Después de algunos vaivenes sobre la pertinencia o no de continuar con la enseñanza telemática, el Gobierno ha expuesto las líneas maestras para un retorno presencial con limitación de aforo, dejando en manos de las autonomías su aplicación. Si en el ámbito sanitario urge no dejar nada a la improvisación en los hospitales ante los más que probables rebrotes otoñales, no se entendería que, de cara al nuevo curso escolar, no se llegue con los deberes hechos, esto es, con previsión y alternativas que se anticipen a los posibles escenarios epidemiológicos.

En este contexto se enmarcan las peticiones que, desde Vida Nueva, lanzan a Moncloa diez colectivos vinculados a la comunidad educativa católica. Voces con la legitimidad que otorga vivir como vocación la tarea de educar a más de un millón y medio de alumnos a través de 2.500 colegios y 15 centros universitarios. Porque, si algo ha demostrado una vez más la escuela católica durante la cuarentena es su voluntad de sumar con el Estado desde el compromiso en acompañar a alumnos y padres, especialmente a los más vulnerables, dentro de la innovación pedagógica que ha exigido el escenario digital.

La nueva ley educativa socialista

Lamentablemente, la escuela concertada, a pesar de sus intentos, no ha encontrado la reciprocidad esperable en los ministros de Educación y Universidades, Isabel Celaá y Manuel Castells. Ningún Ejecutivo puede ni debe gobernar al dictado de la Iglesia, pero tampoco puede ignorar a un colectivo que aglutina al menos al 15% del sistema educativo.

Esta unilateralidad de Celaá y Castells ha provocado el desconcierto en la enseñanza pública y en los dirigentes regionales, quienes tienen transferidas las competencias educativas. Máxime cuando, en paralelo a las medidas referentes al coronavirus, se busca acelerar la tramitación de la nueva ley educativa socialista sin el más mínimo consenso político ni consulta con los diversos agentes implicados.

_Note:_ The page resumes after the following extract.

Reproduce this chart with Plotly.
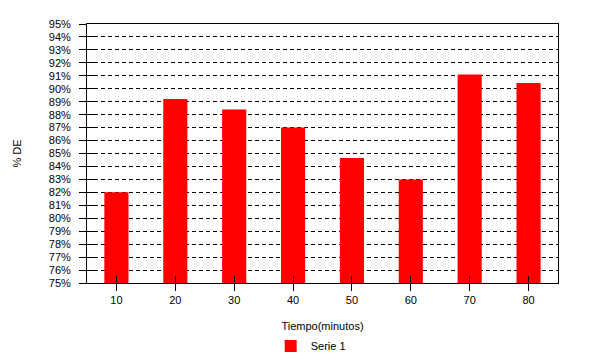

Durante todo su período democrático, España ha sido incapaz de consensuar una política educativa al margen de partidismos que pusiera al alumno en el centro. Todo hace prever que se desvanece otra oportunidad para que esta octava reforma sea fruto del diálogo en aras de una educación inclusiva. Sin embargo, todavía es posible apelar a esa madurez institucional que lleve a remar juntos, que es la base del pacto global auspiciado por el papa Francisco, pacto que Moncloa ha dejado caer que quiere suscribir. Una rúbrica que quedará aguada si en casa es una asignatura pendiente, suspensa.